1996-10-26 - Yale

Pre-Game

Ladies and gentleman, and the Youth of New Haven, back despite our better natures, the Cleverest Band in the World, Columbia University Marching Piebald Mob of Rum Crazed Rowdies and Ruffians...

[fanfare]

Featuring...
Lloyd Allen - Head Manager
Justin Shubow - Drum Major
and the Yale Band - Precision? I don't think so

[fanfare]

welcomes itself back to the gleaming, subterranean, minty-fresh, sinking, sani-sealed for your protection Yale Bowl, where we're sure that the Lions will spay the Bulldogs and flush them down the Bowl, the scoring will be as frequent as the drive-bys in suburban New Haven, and the level of play will be as low as the morals of the average Yale student..

[who owns]

Recently it seems TV Guide ran a picture of Bob Dole and Bill Clinton on the Washington, D.C. edition of the magazine, and a picture of Brooke Shields nationally. The band for one finds this somewhat ironic, considering the electability of Bob Dole versus that of Ms. Shields. We'd never think of voting for him, for instance, until we see him under a waterfall in a fantastical coming-of-age movie. Indeed, the band began to imagine a candidate field that included Brooke Shields. Andre Agassi would certainly lend an interesting je ne sais quoi to the proposed "First Lady" debates, having better hair than Ms. Rodham Clinton and Mrs. Dole combined. Certainly if Ms. Shields were elected, it would change the face of international relations--Mr. Agassi could merely challenged the other world leaders' spouses to a tennis match. No more Vietnams, indeed! The band now forms a tennis racket and plays, in honor of Ms. Shields and Mr. Agassi "In The Midnight Hour".

[midnight hour]

Half-Time

Ladies and Gentlemen, Boys and Girls, back despite blank the blankest Band in the World, the
Columbia University Marching Insert Joke Here...

[fanfare]

Featuring...
Lloyd Allen - Slacker
Justin Shubow - Dazed
The Whole Band - Confused

and You....our thousands of screaming, adoring fans (but don't you worry the Band will be available to sign autographs after the show...and, hey, we're available for weddings and Bar Mizvahs for a small fee)

[fanfare]

with mid-terms on the rise and creativity on the decline, please join with the Band as it now presents a rare, smoke 'em if you got 'em, all-star, gala halftime tribute to foreign countries.

[who owns]

Recently it seems, in the wake of widespread violence. . . in Scotland, the United Kingdom has decided to outlaw handguns. Considering the particularly effete nature of the Brits, the band wondered what in heaven's name they'll do now to defend themselves. Toward this end, we sent our elite crack SWAT team, our Sinn Fein if you will, to England, and here's what we found those wacky Anglo-Saxons doing.

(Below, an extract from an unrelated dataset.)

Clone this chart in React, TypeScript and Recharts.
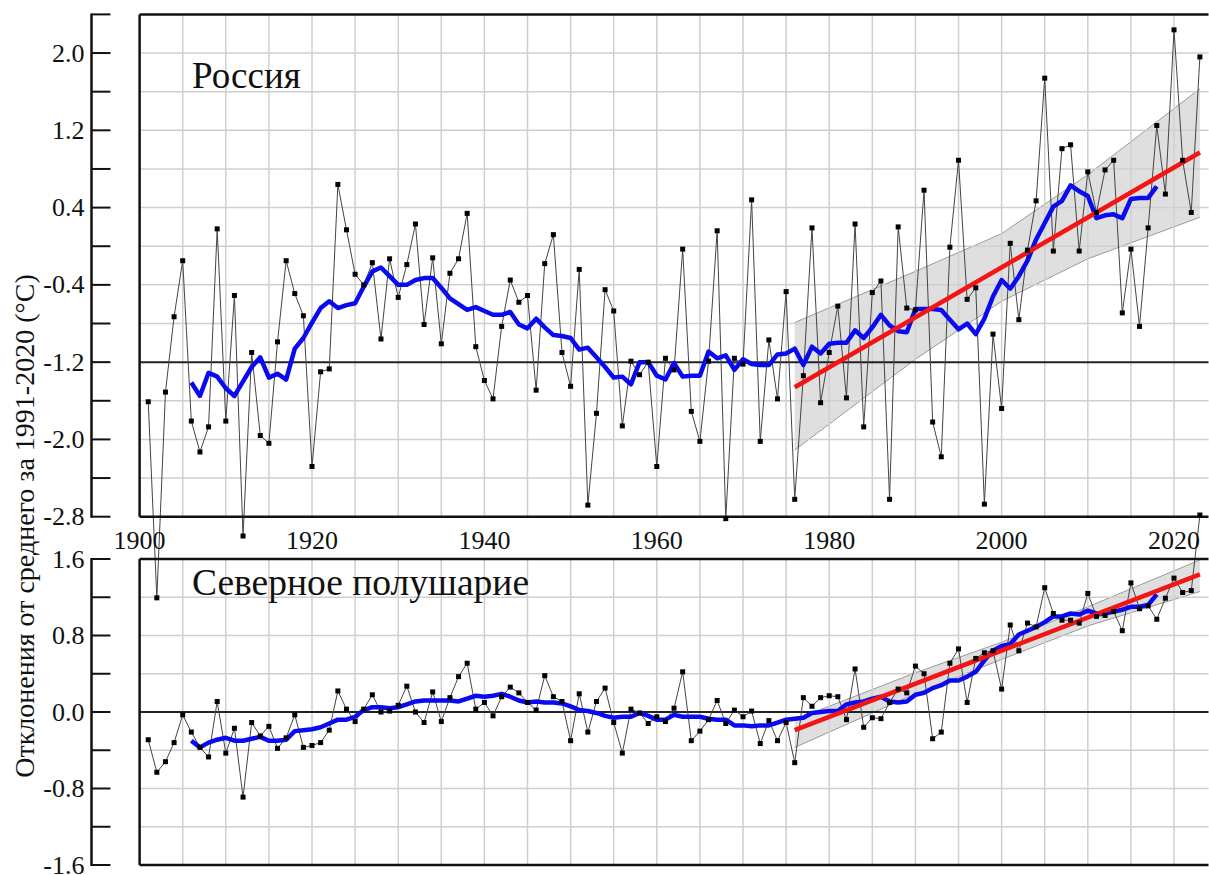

The band now forms an IRA member and plays "I hear you knocking, but I'm being smothered to death by politeness."

[play knocking]

In other wacky international news, Russian continues to fall apart. This trend of course is not a new one for Russia. In fact, things just haven't been the same there since the tsar died. Its steady decline since the Petrograd bread riots of 1905 was counteracted by a brief shining moment under Stalin, but mostly it just continues teetering along like a drunken Boris Yeltsin. The only thing guiding its actions would seem to be its addiction to totalitarianism--more than five years with freedom and it starts to go into withdrawal. Indeed, that's what Russia needs right now--a quick dictatorial fix. In honor of Russia's shooting up repressive governments every decade, the band now forms a generic Russian leader and plays, in honor of what happens to all of 'em, Wipeout.

[wipeout. surf]

Please rise as the Columbia University Marching Band plays our Alma Mater, "Sans Souci."